A Cost-Effective Approach to Protecting Innovation in Healthcare

healthcare-innovation

With healthcare costs expected to soon exceed twenty percent of the United States economy, the healthcare industry represents fertile ground for innovation. From medical devices and pharmaceuticals to methods for managing patient data, new technologies continue to improve patient care and outcomes. Such innovation is vital for ensuring that the healthcare industry continues to meet the demands of aging populations in the 21st century.
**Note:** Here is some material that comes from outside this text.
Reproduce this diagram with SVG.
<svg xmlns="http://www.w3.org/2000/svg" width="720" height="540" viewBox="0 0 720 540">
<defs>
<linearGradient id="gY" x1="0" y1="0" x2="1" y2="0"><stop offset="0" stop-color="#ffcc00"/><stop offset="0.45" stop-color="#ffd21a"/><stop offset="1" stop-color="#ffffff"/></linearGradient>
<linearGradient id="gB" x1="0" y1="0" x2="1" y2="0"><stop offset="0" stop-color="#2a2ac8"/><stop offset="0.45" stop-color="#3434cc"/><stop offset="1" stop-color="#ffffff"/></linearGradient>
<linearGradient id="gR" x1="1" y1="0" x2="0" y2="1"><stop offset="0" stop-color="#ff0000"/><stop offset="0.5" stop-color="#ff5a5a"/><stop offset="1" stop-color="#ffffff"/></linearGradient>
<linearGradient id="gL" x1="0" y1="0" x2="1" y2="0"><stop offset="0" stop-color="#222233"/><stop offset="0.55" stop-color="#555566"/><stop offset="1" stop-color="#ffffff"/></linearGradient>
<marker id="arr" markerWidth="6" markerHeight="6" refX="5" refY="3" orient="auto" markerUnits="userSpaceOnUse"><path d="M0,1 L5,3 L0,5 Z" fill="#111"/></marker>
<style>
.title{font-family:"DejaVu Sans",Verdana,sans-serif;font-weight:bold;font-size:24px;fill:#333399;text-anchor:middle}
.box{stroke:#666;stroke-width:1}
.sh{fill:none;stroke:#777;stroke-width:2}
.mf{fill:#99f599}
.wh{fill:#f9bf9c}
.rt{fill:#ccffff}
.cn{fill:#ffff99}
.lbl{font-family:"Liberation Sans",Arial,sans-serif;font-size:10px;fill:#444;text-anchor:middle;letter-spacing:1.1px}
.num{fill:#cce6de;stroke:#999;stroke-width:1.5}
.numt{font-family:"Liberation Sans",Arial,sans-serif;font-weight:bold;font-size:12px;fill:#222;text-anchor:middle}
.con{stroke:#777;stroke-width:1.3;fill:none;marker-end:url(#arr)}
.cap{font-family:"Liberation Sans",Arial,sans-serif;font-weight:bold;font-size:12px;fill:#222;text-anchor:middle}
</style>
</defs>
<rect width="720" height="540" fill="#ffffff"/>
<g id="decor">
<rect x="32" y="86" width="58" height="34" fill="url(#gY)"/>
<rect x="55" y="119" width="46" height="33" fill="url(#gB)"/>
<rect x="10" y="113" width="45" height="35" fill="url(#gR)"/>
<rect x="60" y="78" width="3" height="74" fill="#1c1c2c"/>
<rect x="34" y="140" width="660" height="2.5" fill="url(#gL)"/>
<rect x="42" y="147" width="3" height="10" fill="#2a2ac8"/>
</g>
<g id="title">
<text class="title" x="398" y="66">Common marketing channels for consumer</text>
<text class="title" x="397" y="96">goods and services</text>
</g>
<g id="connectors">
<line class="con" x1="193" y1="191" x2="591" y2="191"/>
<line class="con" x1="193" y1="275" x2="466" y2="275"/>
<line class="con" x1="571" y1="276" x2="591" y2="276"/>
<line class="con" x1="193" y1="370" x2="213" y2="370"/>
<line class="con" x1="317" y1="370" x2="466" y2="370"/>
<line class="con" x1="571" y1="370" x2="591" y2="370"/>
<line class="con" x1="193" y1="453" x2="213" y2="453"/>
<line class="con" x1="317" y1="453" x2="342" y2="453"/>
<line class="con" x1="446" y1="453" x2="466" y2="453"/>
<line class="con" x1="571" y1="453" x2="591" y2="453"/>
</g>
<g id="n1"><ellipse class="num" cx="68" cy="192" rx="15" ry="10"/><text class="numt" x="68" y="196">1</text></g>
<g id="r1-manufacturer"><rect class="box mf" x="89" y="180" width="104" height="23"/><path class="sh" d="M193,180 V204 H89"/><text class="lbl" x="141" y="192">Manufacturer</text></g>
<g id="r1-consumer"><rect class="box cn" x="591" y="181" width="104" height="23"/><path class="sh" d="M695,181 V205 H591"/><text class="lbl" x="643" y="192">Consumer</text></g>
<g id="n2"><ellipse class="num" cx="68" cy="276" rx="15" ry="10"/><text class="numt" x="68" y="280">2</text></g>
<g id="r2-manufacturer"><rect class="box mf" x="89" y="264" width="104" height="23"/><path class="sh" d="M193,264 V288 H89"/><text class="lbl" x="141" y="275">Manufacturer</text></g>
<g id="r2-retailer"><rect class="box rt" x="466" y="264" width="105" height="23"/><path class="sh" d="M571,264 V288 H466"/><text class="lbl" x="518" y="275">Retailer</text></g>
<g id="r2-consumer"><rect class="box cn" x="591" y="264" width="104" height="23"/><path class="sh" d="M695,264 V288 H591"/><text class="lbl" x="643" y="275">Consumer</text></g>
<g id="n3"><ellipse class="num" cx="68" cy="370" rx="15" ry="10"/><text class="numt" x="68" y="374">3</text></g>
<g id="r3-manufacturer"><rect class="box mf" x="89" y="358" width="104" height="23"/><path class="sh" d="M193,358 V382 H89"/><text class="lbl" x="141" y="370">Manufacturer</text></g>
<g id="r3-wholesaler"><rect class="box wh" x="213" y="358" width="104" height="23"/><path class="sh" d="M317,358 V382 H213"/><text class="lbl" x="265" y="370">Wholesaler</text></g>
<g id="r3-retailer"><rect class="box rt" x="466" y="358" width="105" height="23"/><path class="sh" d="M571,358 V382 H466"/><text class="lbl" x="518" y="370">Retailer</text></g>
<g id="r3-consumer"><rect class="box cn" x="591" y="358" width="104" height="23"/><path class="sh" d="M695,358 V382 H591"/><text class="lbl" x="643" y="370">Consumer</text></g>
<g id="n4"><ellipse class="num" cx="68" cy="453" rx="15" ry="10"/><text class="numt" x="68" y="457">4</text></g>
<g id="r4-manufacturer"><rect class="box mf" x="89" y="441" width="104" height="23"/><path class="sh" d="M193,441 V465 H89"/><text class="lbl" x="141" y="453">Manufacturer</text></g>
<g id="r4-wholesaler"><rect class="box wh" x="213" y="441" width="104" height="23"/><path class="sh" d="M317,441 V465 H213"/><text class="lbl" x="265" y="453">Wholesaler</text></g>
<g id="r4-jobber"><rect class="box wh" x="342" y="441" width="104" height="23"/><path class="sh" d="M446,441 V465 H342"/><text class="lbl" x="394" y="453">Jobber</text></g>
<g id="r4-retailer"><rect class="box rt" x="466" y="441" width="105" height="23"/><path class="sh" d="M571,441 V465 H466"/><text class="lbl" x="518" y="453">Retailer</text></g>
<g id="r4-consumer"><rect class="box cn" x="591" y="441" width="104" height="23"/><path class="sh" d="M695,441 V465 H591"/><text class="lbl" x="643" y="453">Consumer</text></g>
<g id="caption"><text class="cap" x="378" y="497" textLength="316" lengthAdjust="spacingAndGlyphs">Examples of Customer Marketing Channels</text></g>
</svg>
Patent protection is a vital component for ensuring the progress of such innovation in healthcare. Patents provide a limited monopoly to make, use, and sell an invention for a definite time period. In exchange for the grant of this monopoly, and only after filing a patent application, inventors are required to share their invention with the public. This mandatory disclosure fosters further innovation by freely disseminating new discoveries and information. At the same time, patent protection encourages investment in research by providing rights holder’s assurances that their efforts will be rewarded.
In this regard, the decision of whether to file a patent application must be made at very early stages of product development. Indeed, to ensure that rights are adequately protected abroad, a patent must be filed before any public disclosure or offer for sale of an invention. Thus, the decision to file a patent application is typically made before a product and its market have been fully validated.

Fortunately, a sound patent filing strategy can greatly reduce the costs and risks associated with protecting an invention. One often under-utilized patent protection tool is the provisional patent application. If used properly, the unique characteristics of this type of patent application can offer significant benefits in a cost-effective package.
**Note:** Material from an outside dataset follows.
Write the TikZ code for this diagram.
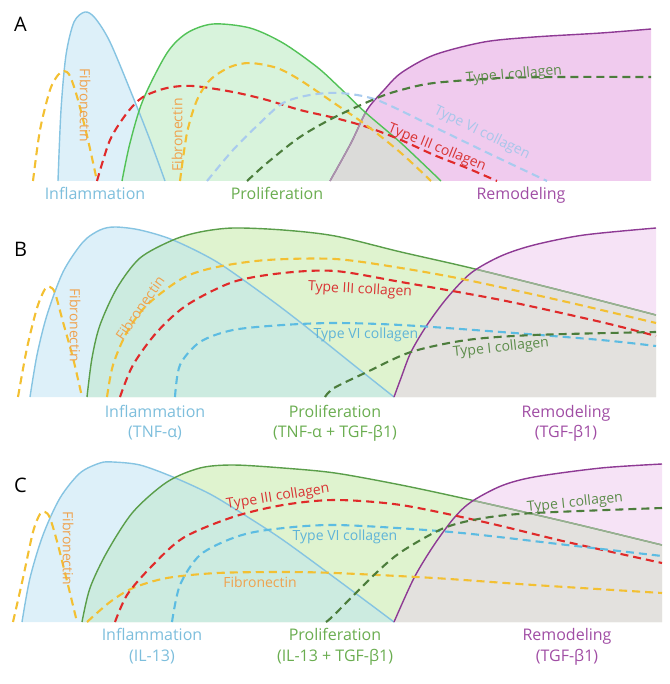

So what is a provisional patent application?

Unlike non-provisional patent applications, provisional patent applications are never examined by the Patent Office. A provisional patent application merely serves, therefore, as an inventor’s “stake in the ground.” While a provisional application will confer priority rights to any invention disclosed in the application, unless additional action is taken, the mere filing of a provisional patent application will never result in a granted patent. In order to benefit from the priority rights obtained by filing a provisional patent application, one or more non-provisional patent applications that claim priority to the provisional patent application must be filed within 12 months of filing a provisional patent application. If a non-provisional application claiming priority to the provisional patent application is not filed within this 12-month window, the provisional patent application and the priority rights associated with it will lapse, and the provisional application’s disclosure will remain confidential.
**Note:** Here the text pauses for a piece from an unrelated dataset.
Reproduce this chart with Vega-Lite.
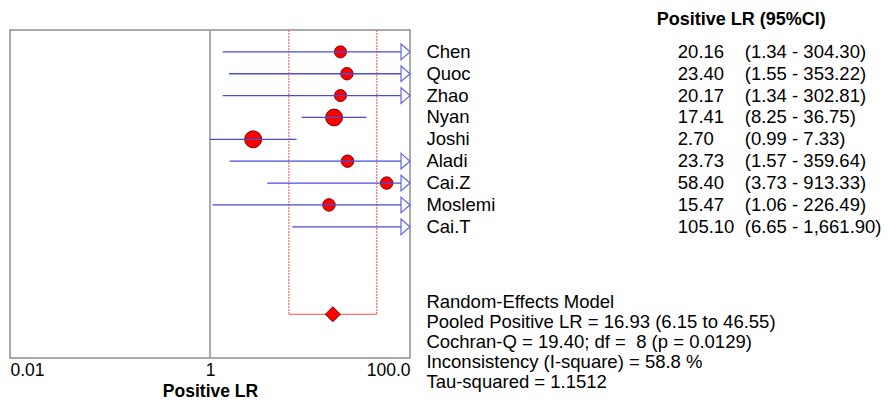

Provisional patent applications can offer several strategic benefits. For example, an invention disclosed in a provisional patent application can be marked as “Patent Pending” once a provisional patent application is filed. Marking an invention “Patent Pending” can provide a competitive edge when marketing and also act to deter market entry by a potential or known competitor. Furthermore, because provisional patent applications can serve as the basis for both domestic and foreign patent applications, decisions about international patent strategies may be postponed until a product and market have been more fully validated. Notably, the 12-month placeholder provided by filing a provisional patent application does not count against the term of a subsequently filed non-provisional patent application.

Provisional patent applications can also limit costs in a number of ways. First, provisional patent applications allow one to delay filing non-provisional patent applications, thereby postponing the expenditures associated with such filings. And, if the invention disclosed in a provisional application proves to be unprofitable before the deadline for filing a non-provisional application, those expenditures can be entirely avoided. Second, provisional patent applications do not need to comply with many of the formalities associated with non-provisional patent applications, thereby lowering costs. For instance, provisional patent applications can be filed with informal illustrations or photographs rather than formal patent drawings. Third, because provisional patent applications are not reviewed by the Patent Office, the governmental filing fee for filing a provisional patent application is only about one-fourth of the fee for filing a non-provisional patent application.

While provisional patent applications have relatively fewer requirements, care must be exercised to ensure that they adequately protect an invention. The timing, terminology, and subject matter of a provisional patent application can significantly influence its scope and impact.